E il tour? “Ci stiamo lavorando. Stiamo preparando uno spettacolo completamente nuovo, ed è un lavoro più lungo e oneroso di quello che potete immaginare. Non abbiamo grossi budget né agenzie alle spalle, per cui dobbiamo smazzarci tutto da soli. Il 16 agosto saremo headliner a questo show in Sicilia. Il tour vero e proprio dovrebbe partire in autunno, ma non è escluso che possiamo anticiparlo all’estate. Per motivi tecnici non possiamo esibirci su palchi piccoli, per cui sceglieremo con cura poche date ma buone. La scenografia al momento è top secret”. Davanti a tanta cognizione di causa, sorge spontaneo chiedersi cosa possa aver impedito alla band di raggiungere il successo su larga scala. “A frenarci è stata la doppia esse del monicker, ma per il resto non ci possiamo lamentare. Negli ultimi anni siamo riusciti a suonare parecchio all’estero, non a caso sempre da headliner, di fianco a gruppi che ascoltavo da giovane come Demon e Wytchfinder e questo per me è sempre stato motivo di soddisfazione. Abbiamo suonato in posti in cui nostri dischi non erano neppure reperibili, quindi tutto è andato avanti solo con il passaparola dei fan, e se ci pensi bene è un fatto incredibile. Il successo dipende da meccanismi particolari, anche i contatti se vuoi, spesso ci siamo affidati a personaggi improvvisati nella loro funzione. Stavoltà sarà la Scarlet Records a distribuire il nostro disco in tutto il mondo. Speriamo in una “Resurrection” non solo artistica ma anche organizzativa”.

Solo due cose fanno arrabbiare Steve Sylvester: una sono le domande circa i suoi rapporti con l’ex collega Paul Chain. “Strano, non me la fanno mai questa domanda! Non vedo Paul da anni, so che ha completamente rinnegato quello che ha fatto, che invita i fan a bruciare i vecchi dischi e che si fa chiamare col suo nome vero. Forse sta facendo qualcosa di musica ambient ma in tutta franchezza non è che la cosa mi interessi molto. Non sono in rapporti né cattivi né buoni, quando mi è capitato di incontrarlo abbiamo anche parlato per ore. Semplicemente non sono in rapporti”.

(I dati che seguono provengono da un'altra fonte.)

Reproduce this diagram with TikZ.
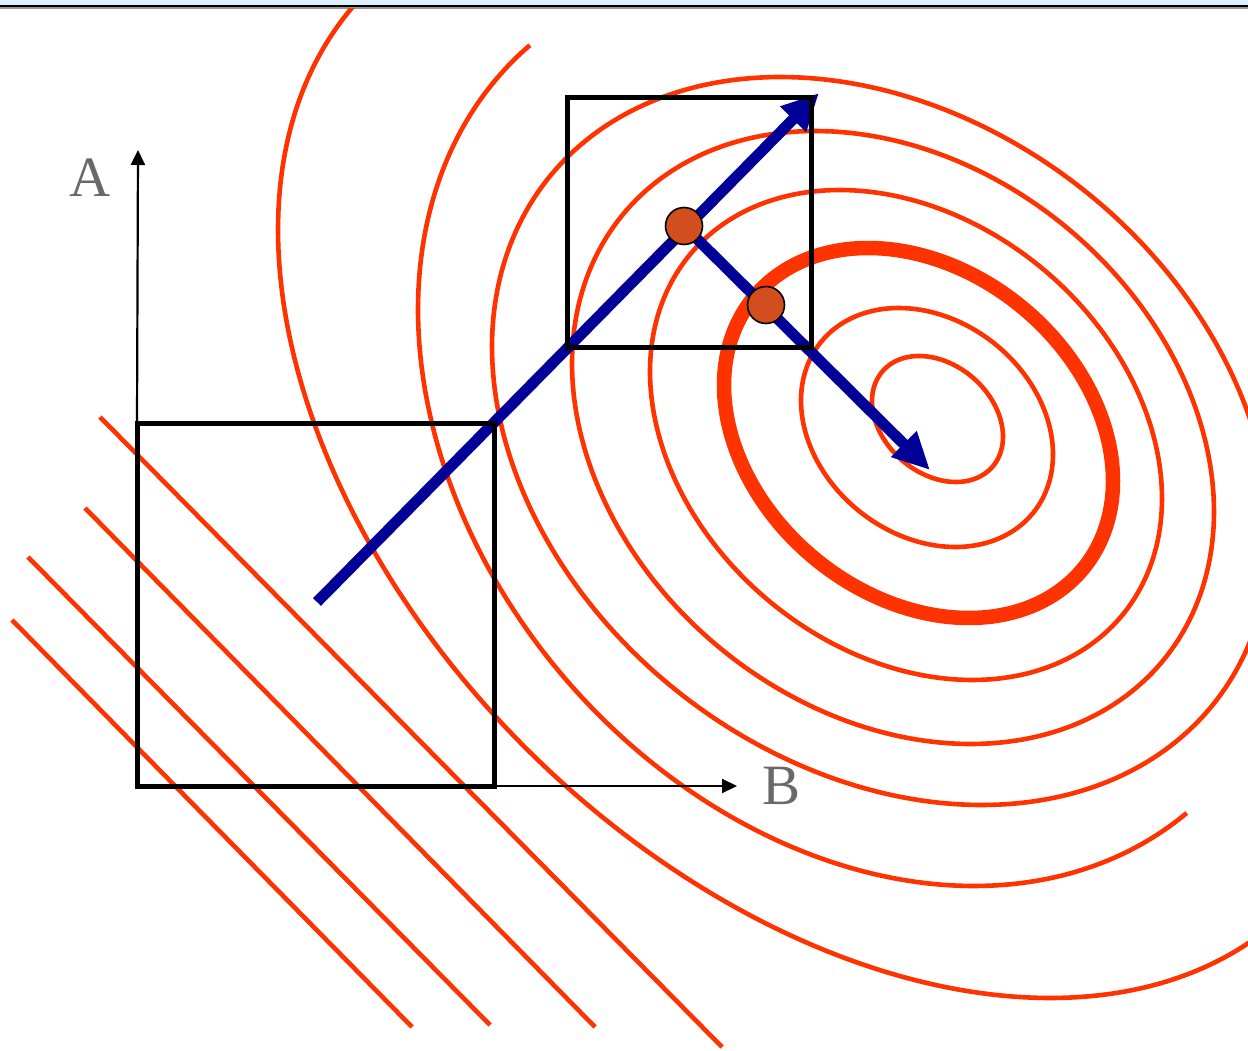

L’altra sono le continue voci di iattura che girano attorno alla band. Stavolta Steve si è tolto un sassolino dalla scarpa per metterlo, in un certo senso, in musica: Con “Bad Luck” mi sono riproposto di fare una canzone a tutti quelli che dicono che i Death SS portano sfiga. E’ un rock n’roll, una cosa molto diretta rivolta a queste persone. Un divertissement. La classica short song divertente posta in chiusura di disco, in puro stile Alice Cooper”. Intelligente, acculturato e professionale, Steve ha anche un gran senso dell’ironia, e non perde occasione per dimostrarlo ai giornalisti: “Mi raccomando, guai a voi se condividete in rete il promo. Sarete colpiti da un fulmine”. Ma con un sole così, come si fa a credergli? Appuntamento il 6-6-6 (sei giugno 2013 = 2+0+1+3), data di pubblicazione del disco, per l’atteso e gradito ritorno di Steve Sylvester e dei Death SS.